List commits that are reachable by following the parent
links
from the given commit(s), but exclude commits that are reachable
from the one(s) given with a ^ in front of them. The output is
given in reverse chronological order by default.
You can think of this as a set operation. Commits reachable from
any of the commits given on the command line form a set, and then
commits reachable from any of the ones given with ^ in front are
subtracted from that set. The remaining commits are what comes
out in the command's output. Various other options and paths
parameters can be used to further limit the result.

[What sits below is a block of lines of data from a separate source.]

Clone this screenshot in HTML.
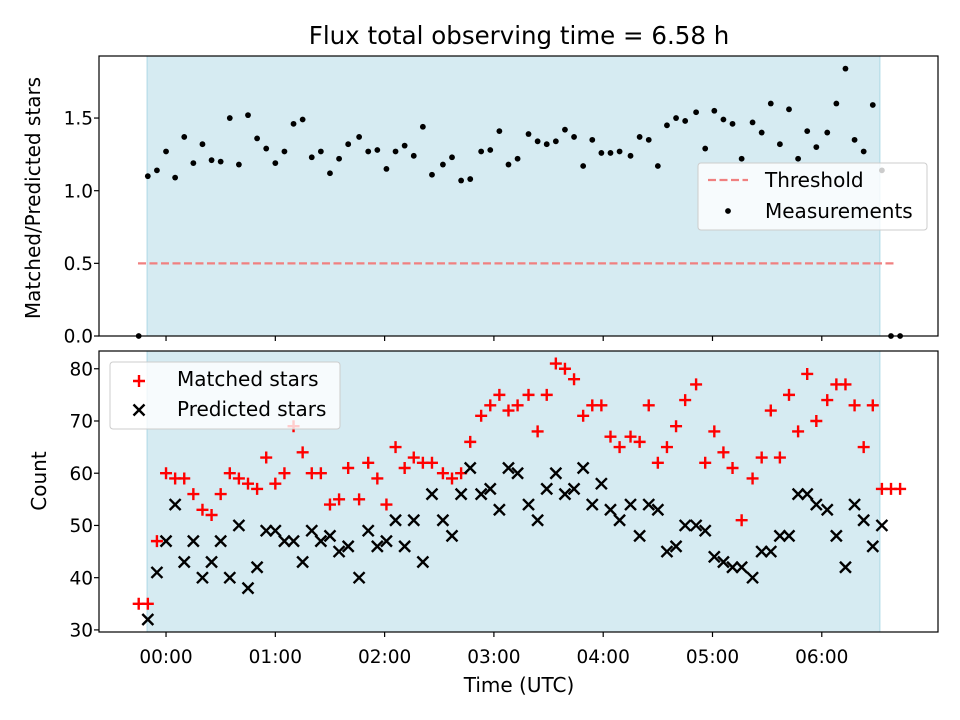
<!DOCTYPE html>
<html><head><meta charset="utf-8"><style>
html,body{margin:0;padding:0;background:#fff;}
svg{display:block;font-family:"DejaVu Sans","Liberation Sans",sans-serif;}
</style></head><body>
<svg id="chart" width="960" height="720" viewBox="0 0 960 720" xmlns="http://www.w3.org/2000/svg">
<rect width="960" height="720" fill="#fff"/>
<text x="519" y="44" text-anchor="middle" font-size="24.5">Flux total observing time = 6.58 h</text>
<g id="top"></g><g id="bot"></g>
</svg>
<script>
// time in minutes after 00:00 UTC
const times = [-15,-10,-5,0,5,10,15,20,25,30,35,40,45,50,55,60,65,70,75,80,85,90,95,100,106,111,116,121,126,131,136,141,146,152,157,162,167,173,178,183,188,193,199,204,209,214,219,224,229,234,239,244,249,255,260,265,270,275,280,285,291,296,301,306,311,316,322,327,332,337,342,347,352,357,363,368,373,378,383,388,393,398,403];
const ratios = [0,1.10,1.14,1.27,1.09,1.37,1.19,1.32,1.21,1.20,1.50,1.18,1.52,1.36,1.29,1.19,1.27,1.46,1.49,1.23,1.27,1.12,1.22,1.32,1.37,1.27,1.28,1.15,1.27,1.31,1.24,1.44,1.11,1.18,1.23,1.07,1.08,1.27,1.28,1.41,1.18,1.22,1.39,1.34,1.32,1.34,1.42,1.37,1.17,1.35,1.26,1.26,1.27,1.24,1.37,1.35,1.17,1.45,1.50,1.48,1.54,1.29,1.55,1.49,1.46,1.22,1.47,1.40,1.60,1.32,1.56,1.22,1.41,1.30,1.40,1.60,1.84,1.35,1.27,1.59,1.14,0,0];
const matched = [35,35,47,60,59,59,56,53,52,56,60,59,58,57,63,58,60,69,64,60,60,54,55,61,55,62,59,54,65,61,63,62,62,60,59,60,66,71,73,75,72,73,75,68,75,81,80,78,71,73,73,67,65,67,66,73,62,65,69,74,77,62,68,64,61,51,59,63,72,63,75,68,79,70,74,77,77,73,65,73,57,57,57];
const predicted = [null,32,41,47,54,43,47,40,43,47,40,50,38,42,49,49,47,47,43,49,47,48,45,46,40,49,46,47,51,46,51,43,56,51,48,56,61,56,57,53,61,60,54,51,57,60,56,57,61,54,58,53,51,54,48,54,53,45,46,50,50,49,44,43,42,42,40,45,45,48,48,56,56,54,53,48,42,54,51,46,50,null,null];
const threshold = [0.5];
const shadeRange = [-10.4, 391.9];
const xTicks = [0,60,120,180,240,300,360];
const xTickLabels = ["00:00","01:00","02:00","03:00","04:00","05:00","06:00"];
const topTicks = [0,0.5,1.0,1.5];
const topTickLabels = ["0.0","0.5","1.0","1.5"];
const botTicks = [30,40,50,60,70,80];
const botTickLabels = ["30","40","50","60","70","80"];

const NS="http://www.w3.org/2000/svg";
function mk(parent,tag,attrs,text){const e=document.createElementNS(NS,tag);for(const k in attrs)e.setAttribute(k,attrs[k]);if(text!==undefined)e.textContent=text;parent.appendChild(e);return e;}
const L=99,R=938, xmin=-36.8, xmax=423.8;
const X=t=>L+(t-xmin)/(xmax-xmin)*(R-L);
const tT=56,tB=336, tymin=0, tymax=1.927;
const Yt=v=>tB-(v-tymin)/(tymax-tymin)*(tB-tT);
const bT=351,bB=632, bymin=29.6, bymax=83.4;
const Yb=v=>bB-(v-bymin)/(bymax-bymin)*(bB-bT);
const TF=18.5;

function panel(g,top,bottom,Y,ticks,labels,name){
  let r=mk(g,'rect',{x:X(shadeRange[0]),y:top,width:X(shadeRange[1])-X(shadeRange[0]),height:bottom-top,fill:'#add8e6','fill-opacity':0.5,stroke:'#add8e6'});
  
  
  xTicks.forEach((t,i)=>{
    let l=mk(g,'line',{x1:X(t),x2:X(t),y1:bottom,y2:bottom+5,stroke:'#000','stroke-width':1.2});
    
    
  });
  ticks.forEach((v,i)=>{
    let l=mk(g,'line',{x1:L-5,x2:L,y1:Y(v),y2:Y(v),stroke:'#000','stroke-width':1.2});
    
    
    let tx=mk(g,'text',{x:L-6,y:Y(v)+6.7,'text-anchor':'end','font-size':TF},labels[i]);
    
    
  });
}
function frame(g,top,bottom,name){
  let f=mk(g,'rect',{x:L,y:top,width:R-L,height:bottom-top,fill:'none',stroke:'#000','stroke-width':1.2});
  
  
}
const gt=document.getElementById('top'), gb=document.getElementById('bot');
panel(gt,tT,tB,Yt,topTicks,topTickLabels,'top');
let th=mk(gt,'line',{x1:X(-15.4),x2:X(400.2),y1:Yt(threshold[0]),y2:Yt(threshold[0]),stroke:'#f08080','stroke-width':2.2,'stroke-dasharray':'8,3.5'});


times.forEach((t,i)=>{
  let c=mk(gt,'circle',{cx:X(t),cy:Yt(ratios[i]),r:2.9,fill:'#000'});
  
  
});
frame(gt,tT,tB,'top');
let yl1=mk(gt,'text',{x:40,y:198,'text-anchor':'middle','font-size':20,transform:'rotate(-90 40 198)'},'Matched/Predicted stars');


let lg=mk(gt,'g',{});


mk(lg,'rect',{x:698,y:163,width:229,height:67,rx:3,fill:'#fff','fill-opacity':0.8,stroke:'#ccc'});
mk(lg,'line',{x1:708,x2:748,y1:180,y2:180,stroke:'#f08080','stroke-width':2.2,'stroke-dasharray':'8,3.5'});
mk(lg,'text',{x:765,y:187,'font-size':20},'Threshold');
mk(lg,'circle',{cx:728,cy:211,r:2.9,fill:'#000'});
mk(lg,'text',{x:765,y:218,'font-size':20},'Measurements');

panel(gb,bT,bB,Yb,botTicks,botTickLabels,'bottom');
function plus(g,x,y){mk(g,'path',{d:`M${x-6},${y}H${x+6}M${x},${y-6}V${y+6}`,stroke:'#f00','stroke-width':2.4,fill:'none'});}
function cross(g,x,y){mk(g,'path',{d:`M${x-5.5},${y-5.5}L${x+5.5},${y+5.5}M${x-5.5},${y+5.5}L${x+5.5},${y-5.5}`,stroke:'#000','stroke-width':2.4,fill:'none'});}
times.forEach((t,i)=>{
  if(matched[i]!=null){let g=mk(gb,'g',{});
    
    
    plus(g,X(t),Yb(matched[i]));}
});
times.forEach((t,i)=>{
  if(predicted[i]!=null){let g=mk(gb,'g',{});
    
    
    cross(g,X(t),Yb(predicted[i]));}
});
frame(gb,bT,bB,'bottom');
xTicks.forEach((t,i)=>{
  let tx=mk(gb,'text',{x:X(t),y:bB+31,'text-anchor':'middle','font-size':TF},xTickLabels[i]);
  
  
});
let xl=mk(gb,'text',{x:519,y:692,'text-anchor':'middle','font-size':20},'Time (UTC)');


let yl2=mk(gb,'text',{x:46,y:481,'text-anchor':'middle','font-size':20,transform:'rotate(-90 46 481)'},'Count');


let lg2=mk(gb,'g',{});


mk(lg2,'rect',{x:110,y:362,width:230,height:67,rx:3,fill:'#fff','fill-opacity':0.8,stroke:'#ccc'});
plus(lg2,139,381);
mk(lg2,'text',{x:177,y:386,'font-size':20},'Matched stars');
cross(lg2,139,410);
mk(lg2,'text',{x:177,y:416,'font-size':20},'Predicted stars');
</script>
</body></html>
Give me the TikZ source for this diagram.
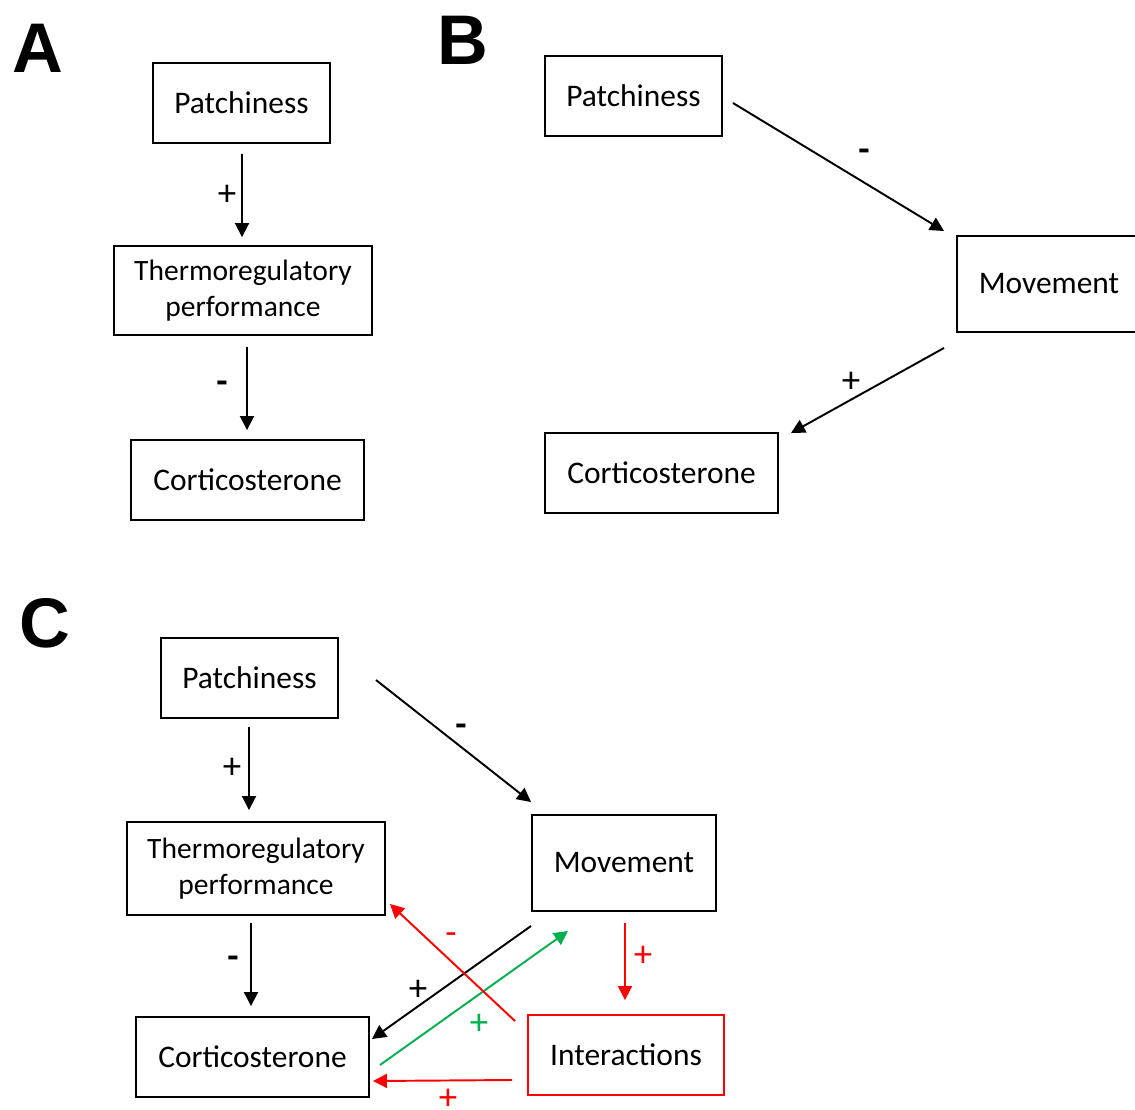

Thus, the following command:
$ git rev-list foo bar ^baz
means "list all the commits which are reachable from foo or bar,
but not from baz".
A special notation "<commit1>..<commit2>" can be used as a
short-hand for "^<commit1> <commit2>". For example, either of the
following may be used interchangeably:
$ git rev-list origin..HEAD
$ git rev-list HEAD ^origin
Another special notation is "<commit1>...<commit2>" which is
useful for merges. The resulting set of commits is the symmetric
difference between the two operands. The following two commands
are equivalent:
$ git rev-list A B --not $(git merge-base --all A B)
$ git rev-list A...B
rev-list is a very essential Git command, since it provides the
ability to build and traverse commit ancestry graphs. For this
reason, it has a lot of different options that enables it to be
used by commands as different as git bisect and git repack.